The White Stripes – Elephant

These days, when an artist is heaped with praise, hype, and rave reviews, the result is usually quite predictable: the artist, unable to live up to near-impossible expectations, implodes before being crushed by a media backlash. Occasionally, however, a miracle occurs. The White Stripes, despite a constant stream of hype and publicity that’s followed them since last year’s White Blood Cells, have managed to release a follow-up album that not only meets expectations, it blows them away.
Elephant is good. Really good. It is catchy, fun, and addictive.

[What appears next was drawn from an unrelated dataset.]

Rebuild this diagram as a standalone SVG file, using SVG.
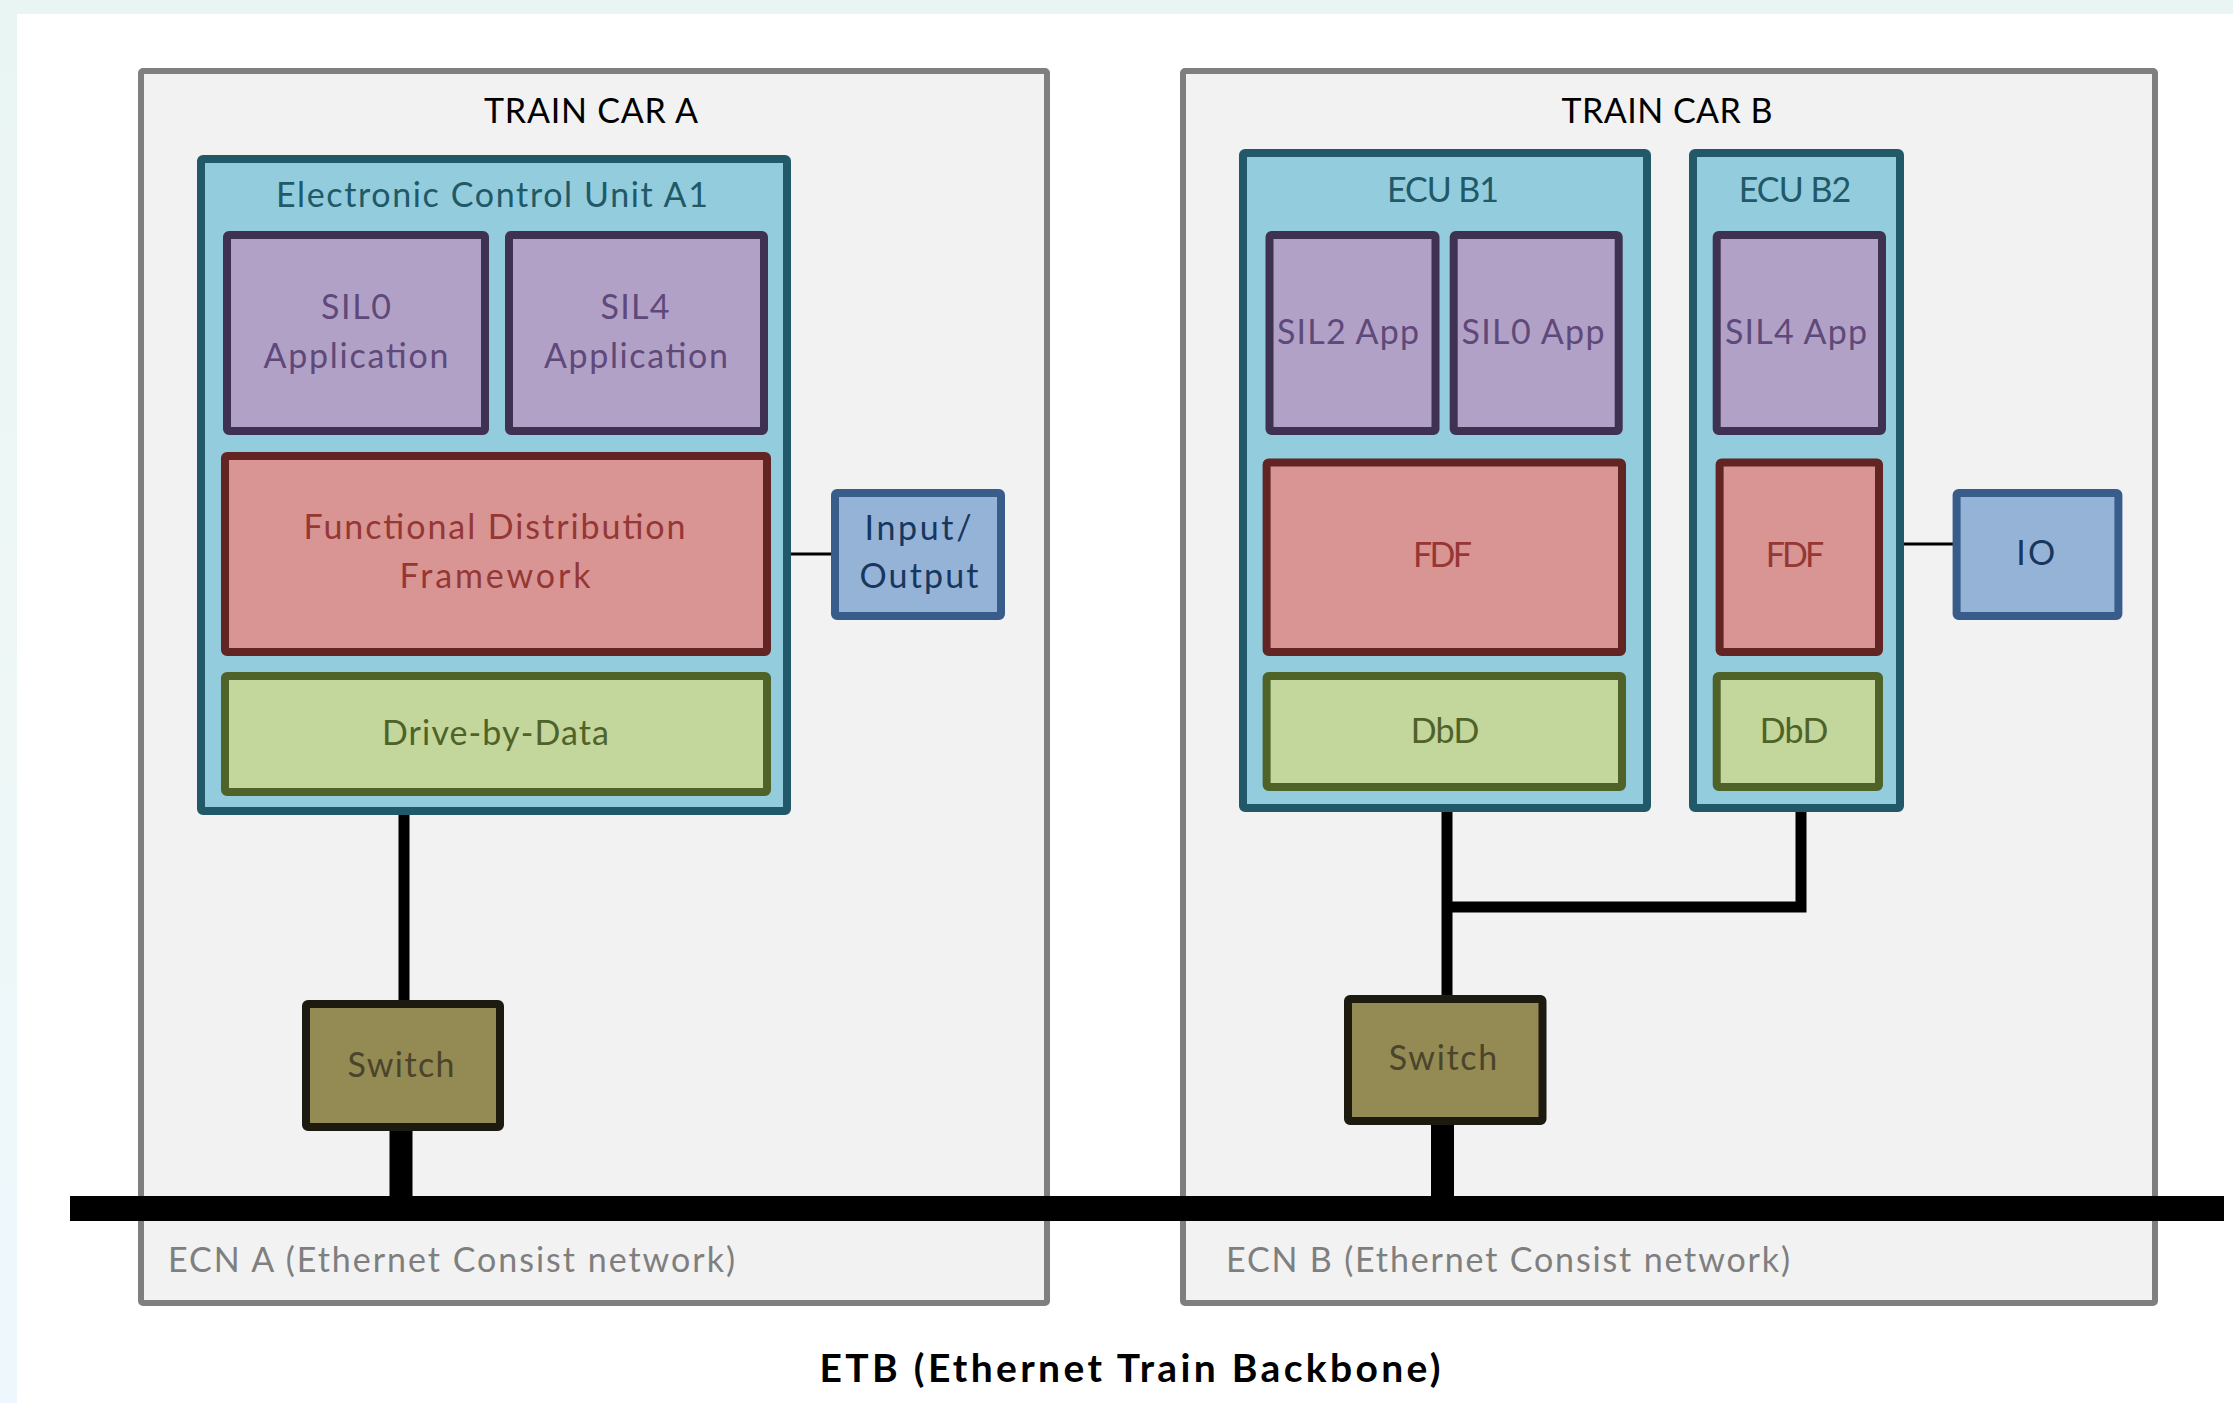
<svg xmlns="http://www.w3.org/2000/svg" width="2233" height="1403" viewBox="0 0 2233 1403">
<defs>
<linearGradient id="bgl" x1="0" y1="0" x2="0" y2="1">
<stop offset="0" stop-color="#e9f5f3"/>
<stop offset="0.5" stop-color="#eef7f6"/>
<stop offset="1" stop-color="#eef7fd"/>
</linearGradient>
<style>
text{font-family:Lato,"Open Sans","Liberation Sans",sans-serif;font-size:34px;text-anchor:middle}
.car{fill:#f2f2f2;stroke:#7f7f7f;stroke-width:6}
.ecu{fill:#93cddd;stroke:#215968;stroke-width:8}
.app{fill:#b2a1c7;stroke:#3f3151;stroke-width:8}
.fdf{fill:#d99594;stroke:#632523;stroke-width:8}
.dbd{fill:#c3d69b;stroke:#4f6228;stroke-width:8}
.io{fill:#95b3d7;stroke:#385d8a;stroke-width:8}
.sw{fill:#948a54;stroke:#1d1b10;stroke-width:8}
.tcar{fill:#000}
.tecu{fill:#215968}
.tapp{fill:#5f497a}
.tfdf{fill:#953735}
.tdbd{fill:#4f6228}
.tio{fill:#17375e}
.tsw{fill:#4a452a}
.tecn{fill:#7f7f7f;text-anchor:start}
.tetb{fill:#000;font-weight:bold;font-size:39px}
.thin{stroke:#000;stroke-width:3;fill:none}
.med{stroke:#000;stroke-width:11;fill:none}
.thick{stroke:#000;stroke-width:23;fill:none}
</style>
</defs>
<rect x="0" y="0" width="2233" height="1403" fill="url(#bgl)"/>
<rect x="17" y="14" width="2216" height="1389" fill="#ffffff"/>

<g id="car-a">
<rect class="car" x="141" y="71" width="906" height="1232" rx="2"/>
<text class="tcar" x="591" y="123" textLength="214">TRAIN CAR A</text>
<text class="tecn" x="168" y="1272" textLength="567">ECN A (Ethernet Consist network)</text>
</g>
<g id="car-b">
<rect class="car" x="1183" y="71" width="972" height="1232" rx="2"/>
<text class="tcar" x="1667" y="123" textLength="211">TRAIN CAR B</text>
<text class="tecn" x="1226" y="1272" textLength="564">ECN B (Ethernet Consist network)</text>
</g>

<g id="connectors">
<path class="thin" d="M791,554 H835"/>
<path class="thin" d="M1900,544 H1957"/>
<path class="med" d="M404,811 V1004"/>
<path class="med" d="M1447,808 V999"/>
<path class="med" d="M1801,805 V907 H1447"/>
<path class="thick" d="M401,1127 V1200"/>
<path class="thick" d="M1442.5,1121 V1200"/>
<rect id="etb-bus" x="70" y="1196" width="2154" height="25" fill="#000"/>
</g>

<g id="ecu-a1">
<rect class="ecu" x="201" y="159" width="586" height="652" rx="2"/>
<text class="tecu" x="492" y="207" textLength="432">Electronic Control Unit A1</text>
</g>
<g id="sil0-app-a">
<rect class="app" x="227" y="235" width="258" height="196" rx="2"/>
<text class="tapp" x="356" y="319" textLength="70">SIL0</text>
<text class="tapp" x="356" y="368" textLength="185">Application</text>
</g>
<g id="sil4-app-a">
<rect class="app" x="509" y="235" width="255" height="196" rx="2"/>
<text class="tapp" x="635" y="319" textLength="69">SIL4</text>
<text class="tapp" x="636" y="368" textLength="184">Application</text>
</g>
<g id="fdf-a">
<rect class="fdf" x="225" y="456" width="542" height="196" rx="2"/>
<text class="tfdf" x="494.5" y="539" textLength="382">Functional Distribution</text>
<text class="tfdf" x="495" y="588" textLength="191">Framework</text>
</g>
<g id="dbd-a">
<rect class="dbd" x="225" y="676" width="542" height="116" rx="2"/>
<text class="tdbd" x="495.5" y="745" textLength="227">Drive-by-Data</text>
</g>
<g id="io-a">
<rect class="io" x="835" y="493" width="166" height="123" rx="2"/>
<text class="tio" x="918" y="540" textLength="107">Input/</text>
<text class="tio" x="919" y="588" textLength="119">Output</text>
</g>
<g id="switch-a">
<rect class="sw" x="306" y="1004" width="194" height="123" rx="2"/>
<text class="tsw" x="401" y="1077" textLength="107">Switch</text>
</g>

<g id="ecu-b1">
<rect class="ecu" x="1243" y="153" width="404" height="655" rx="2"/>
<text class="tecu" x="1443" y="202" textLength="112">ECU B1</text>
</g>
<g id="sil2-app-b">
<rect class="app" x="1269.5" y="235" width="166" height="196" rx="2"/>
<text class="tapp" x="1348" y="344" textLength="142">SIL2 App</text>
</g>
<g id="sil0-app-b">
<rect class="app" x="1453.7" y="235" width="165" height="196" rx="2"/>
<text class="tapp" x="1533" y="344" textLength="143">SIL0 App</text>
</g>
<g id="fdf-b1">
<rect class="fdf" x="1266.6" y="462.5" width="355.4" height="189.5" rx="2"/>
<text class="tfdf" x="1442.5" y="567" textLength="59">FDF</text>
</g>
<g id="dbd-b1">
<rect class="dbd" x="1266.6" y="676" width="355.4" height="111" rx="2"/>
<text class="tdbd" x="1445" y="742.5" textLength="68.6">DbD</text>
</g>

<g id="ecu-b2">
<rect class="ecu" x="1693" y="153" width="207" height="655" rx="2"/>
<text class="tecu" x="1795" y="202" textLength="112.7">ECU B2</text>
</g>
<g id="sil4-app-b">
<rect class="app" x="1716.7" y="235" width="165.3" height="196" rx="2"/>
<text class="tapp" x="1796" y="344" textLength="142">SIL4 App</text>
</g>
<g id="fdf-b2">
<rect class="fdf" x="1719.6" y="462.5" width="159.4" height="189.5" rx="2"/>
<text class="tfdf" x="1795" y="567" textLength="58.5">FDF</text>
</g>
<g id="dbd-b2">
<rect class="dbd" x="1716.7" y="676" width="162.3" height="111" rx="2"/>
<text class="tdbd" x="1794" y="742.5" textLength="68.6">DbD</text>
</g>
<g id="io-b">
<rect class="io" x="1956.6" y="493" width="161.8" height="123" rx="2"/>
<text class="tio" x="2035.7" y="565" textLength="39">IO</text>
</g>
<g id="switch-b">
<rect class="sw" x="1348" y="999" width="194.5" height="122" rx="2"/>
<text class="tsw" x="1443" y="1070" textLength="108.4">Switch</text>
</g>

<g id="etb-label">
<text class="tetb" x="1130" y="1381.5" textLength="621">ETB (Ethernet Train Backbone)</text>
</g>
</svg>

There is no greater compliment for an album than to have it hog your CD player for days on end while piles of newer discs stack up beside the stereo, unplayed in their shrink wrap.

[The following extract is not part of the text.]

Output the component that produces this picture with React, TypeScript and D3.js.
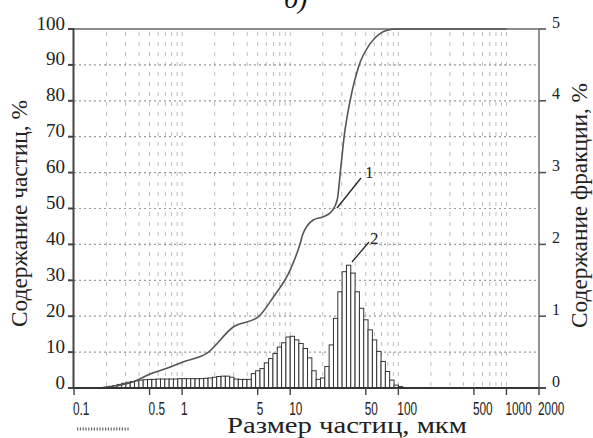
import React from 'react';
import * as d3 from 'd3';

// Histogram channel edges (µm) and fraction content (%) per channel
const binEdges = [
  0.1905, 0.2089, 0.2291, 0.2512, 0.2754, 0.302, 0.3311, 0.3631, 0.3981, 0.4365,
  0.4786, 0.5248, 0.5754, 0.631, 0.6918, 0.7586, 0.8318, 0.912, 1.0, 1.096,
  1.202, 1.318, 1.445, 1.585, 1.738, 1.905, 2.089, 2.291, 2.512, 2.754,
  3.02, 3.311, 3.631, 3.981, 4.365, 4.786, 5.248, 5.754, 6.31, 6.918,
  7.586, 8.318, 9.12, 10.0, 10.96, 12.02, 13.18, 14.45, 15.85, 17.38,
  19.05, 20.89, 22.91, 25.12, 27.54, 30.2, 33.11, 36.31, 39.81, 43.65,
  47.86, 52.48, 57.54, 63.1, 69.18, 75.86, 83.18, 91.2, 100.0, 109.6,
];
const binValues = [
  0.01, 0.02, 0.035, 0.05, 0.065, 0.08, 0.09, 0.1, 0.11, 0.115,
  0.12, 0.12, 0.125, 0.125, 0.125, 0.125, 0.125, 0.13, 0.13, 0.13,
  0.13, 0.13, 0.13, 0.135, 0.14, 0.15, 0.16, 0.165, 0.165, 0.15,
  0.125, 0.12, 0.12, 0.12, 0.2, 0.24, 0.27, 0.35, 0.41, 0.48,
  0.57, 0.63, 0.71, 0.72, 0.67, 0.62, 0.55, 0.42, 0.24, 0.12,
  0.14, 0.3, 0.6, 0.97, 1.34, 1.62, 1.71, 1.6, 1.34, 1.11,
  0.95, 0.81, 0.67, 0.51, 0.37, 0.23, 0.11, 0.04, 0.02,
];

// Cumulative curve (µm, %)
const cumSizes = [0.174, 0.202, 0.267, 0.367, 0.506, 0.722, 1.0, 1.7, 2.97, 5.05, 6.96, 10, 12.4, 13.0, 16.3, 20.2, 24, 27.2, 29.4, 31.8, 35.9, 42.9, 55.1, 68.1, 80.8, 95, 1000];
const cumValues = [0, 0.3, 0.8, 1.9, 3.9, 5.5, 7.2, 9.7, 17.0, 19.8, 25.3, 32.9, 40.4, 42.6, 46.8, 47.7, 49.1, 52.4, 61.6, 70.9, 80.2, 89.5, 96, 98.8, 99.7, 100, 100];

const leftTicks = [0, 10, 20, 30, 40, 50, 60, 70, 80, 90, 100];
const rightTicks = [0, 1, 2, 3, 4, 5];
const xTickValues = [0.1, 0.5, 1, 5, 10, 50, 100, 500, 1000, 2000];
const xTickLabels = ['0.1', '0.5', '1', '5', '10', '50', '100', '500', '1000', '2000'];
const vGridValues = [
  0.2, 0.3, 0.4, 0.5, 0.6, 0.7, 0.8, 0.9, 1,
  2, 3, 4, 5, 6, 7, 8, 9, 10,
  20, 30, 40, 50, 60, 70, 80, 90, 100,
  200, 300, 400, 500, 600, 700, 800, 900, 1000,
];
const hGridValues = [10, 20, 30, 40, 50, 60, 70, 80, 90];

const W = 593;
const H = 438;
const serif = '"Liberation Serif", "Times New Roman", serif';

export default function App() {
  const x = d3.scaleLog().domain([0.1, 2000]).range([74, 539]);
  const yL = d3.scaleLinear().domain([0, 100]).range([388, 29]);
  const yR = d3.scaleLinear().domain([0, 5]).range([388, 29]);

  const line = d3
    .line<number>()
    .x((_, i) => x(cumSizes[i]))
    .y((_, i) => yL(cumValues[i]))
    .curve(d3.curveMonotoneX);
  const pathD = line(cumValues) || '';

  const [x0, x1] = x.range();
  const [yb, yt] = yL.range();

  return (
    <svg
      width={W}
      height={H}
      viewBox={`0 0 ${W} ${H}`}
      style={{ position: 'absolute', left: 0, top: 0, background: '#fff' }}
    >
      <rect x={0} y={0} width={W} height={H} fill="#fff" />
      {/* title */}
      <text x={284} y={8} fontFamily={serif} fontStyle="italic" fontSize={28} fill="#111">
        б)
      </text>

      {/* vertical grid */}
      {vGridValues.map((v) => (
        <line
          key={'vg' + v}
          x1={x(v)}
          x2={x(v)}
          y1={yt + 3}
          y2={yb}
          stroke="#bdbdbd"
          strokeWidth={1}
          strokeDasharray="4,6"
        />
      ))}
      {/* horizontal grid */}
      {hGridValues.map((v) => (
        <line
          key={'hg' + v}
          x1={x0}
          x2={x1}
          y1={yL(v)}
          y2={yL(v)}
          stroke="#9a9a9a"
          strokeWidth={1.2}
          strokeDasharray="2,3"
        />
      ))}

      {/* histogram bars */}
      {binValues.map((v, i) => {
        const bx0 = x(binEdges[i]);
        const bx1 = x(binEdges[i + 1]);
        return (
          <rect
            key={'b' + i}
            x={bx0}
            width={bx1 - bx0}
            y={yR(v)}
            height={yR(0) - yR(v)}
            fill="#fff"
            stroke="#333"
            strokeWidth={1}
          />
        );
      })}

      {/* frame */}
      <line x1={x1} x2={x1} y1={yt} y2={yb} stroke="#777" strokeWidth={1.6} />
      <line x1={x0} x2={x1} y1={yt} y2={yt} stroke="#666" strokeWidth={1.6} />

      {/* cumulative curve */}
      <path d={pathD} fill="none" stroke="#555" strokeWidth={1.6} />

      <line x1={x0 - 0.5} x2={x0 - 0.5} y1={yt - 1} y2={yb + 1} stroke="#444" strokeWidth={2} />
      <line x1={x0 - 1} x2={x1 + 7} y1={yb} y2={yb} stroke="#333" strokeWidth={2.2} />

      {/* left ticks and labels */}
      {leftTicks.map((t) => (
        <g key={'lt' + t}>
          <line x1={x0 - 6} x2={x0} y1={yL(t)} y2={yL(t)} stroke="#444" strokeWidth={2} />
          <text
            x={65}
            y={yL(t) + 0.5}
            textAnchor="end"
            fontFamily={serif}
            fontSize={19}
            fill="#222"
          >
            {t}
          </text>
        </g>
      ))}

      {/* right ticks and labels */}
      {rightTicks.map((t) => (
        <g key={'rt' + t}>
          <line x1={x1} x2={x1 + 7} y1={yR(t)} y2={yR(t)} stroke="#555" strokeWidth={1.6} />
          <text x={552} y={yR(t) - 1.5} fontFamily={serif} fontSize={16} fill="#222">
            {t}
          </text>
        </g>
      ))}

      {/* bottom ticks and labels */}
      {xTickValues.map((v, i) => (
        <g key={'xt' + v}>
          <line x1={x(v)} x2={x(v)} y1={yb} y2={yb + 7} stroke="#444" strokeWidth={1.4} />
          <text
            transform={`translate(${x(v) - 1},414.5) scale(0.64,1)`}
            fontFamily='"Liberation Sans", Arial, sans-serif'
            fontSize={18.5}
            fill="#222"
          >
            {xTickLabels[i]}
          </text>
        </g>
      ))}

      {/* dotted mark under first label */}
      <line x1={77} x2={130} y1={429} y2={429} stroke="#666" strokeWidth={3} strokeDasharray="1.2,1.6" />

      {/* curve labels */}
      <line x1={337} y1={208} x2={361} y2={178} stroke="#222" strokeWidth={1.3} />
      <text x={365} y={178} fontFamily={serif} fontSize={17} fill="#222">1</text>
      <line x1={352} y1={262} x2={369} y2={242} stroke="#222" strokeWidth={1.3} />
      <text x={370} y={244} fontFamily={serif} fontSize={17} fill="#222">2</text>

      {/* axis titles */}
      <text
        transform="translate(27,213.5) rotate(-90)"
        textAnchor="middle"
        fontFamily={serif}
        fontSize={23}
        fill="#222"
        textLength={227}
        lengthAdjust="spacingAndGlyphs"
      >
        Содержание частиц, %
      </text>
      <text
        transform="translate(587,205.5) rotate(-90)"
        textAnchor="middle"
        fontFamily={serif}
        fontSize={23}
        fill="#222"
        textLength={245}
        lengthAdjust="spacingAndGlyphs"
      >
        Содержание фракции, %
      </text>
      <text
        x={227}
        y={432.5}
        fontFamily={serif}
        fontSize={22.5}
        fill="#222"
        textLength={240}
        lengthAdjust="spacingAndGlyphs"
      >
        Размер частиц, мкм
      </text>
    </svg>
  );
}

The first four seconds of the disc are as great an album intro as you’ll find, anywhere. The bass line for “Seven Nation Army” will surely sell more copies of Elephant than any brother-sister/husband-wife publicity scandal could ever hope to. Thankfully, the rest of the album is equally as solid. Jack rocks out, 1960s blues style, on tracks like “Ball and a Biscuit” and “Girl, You Have No Faith in Medicine.” Both tracks are enticing sex and drug glorifications that seem, strangely, almost quaint in a psychedelic devil-worshipping sort of way.

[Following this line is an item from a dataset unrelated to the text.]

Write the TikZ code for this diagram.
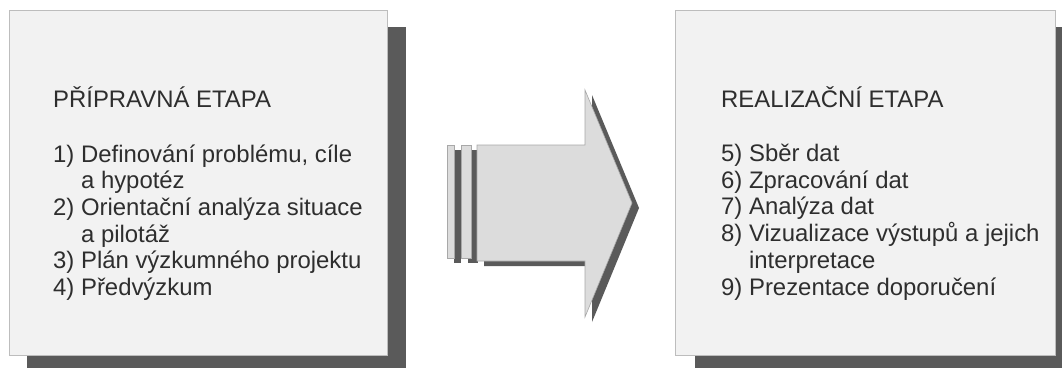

Jack deftly handles a cover of Burt Bacharach’s “I Don’t Know What to Do with Myself” and makes it fit as comfortably on the album as any other track. Meg White takes lead vocals for “In the Cold, Cold, Night,” and her stark, crisp singing is a wonderful shock to the system after the previous feedback-ridden tracks. Elephant ends in a quirky mass of ambiguous love confessions with “Well it’s True That We Love One Another,” an acoustic ballad that features alternating conversational vocals between Jack, Meg, and guest Holly Golightly.
Sure, the fact that the entire album was performed and recorded on 1960s-era equipment (“No computers were used during the writing, recording, mixing or mastering of this record,” says the insert) wins major cool points. So does the continuing use of the red and white theme. The coolness factor becomes irrelevant, however, when the music is this damn good. Elephant is a classic rockin’ good time. Crank the bass and enjoy.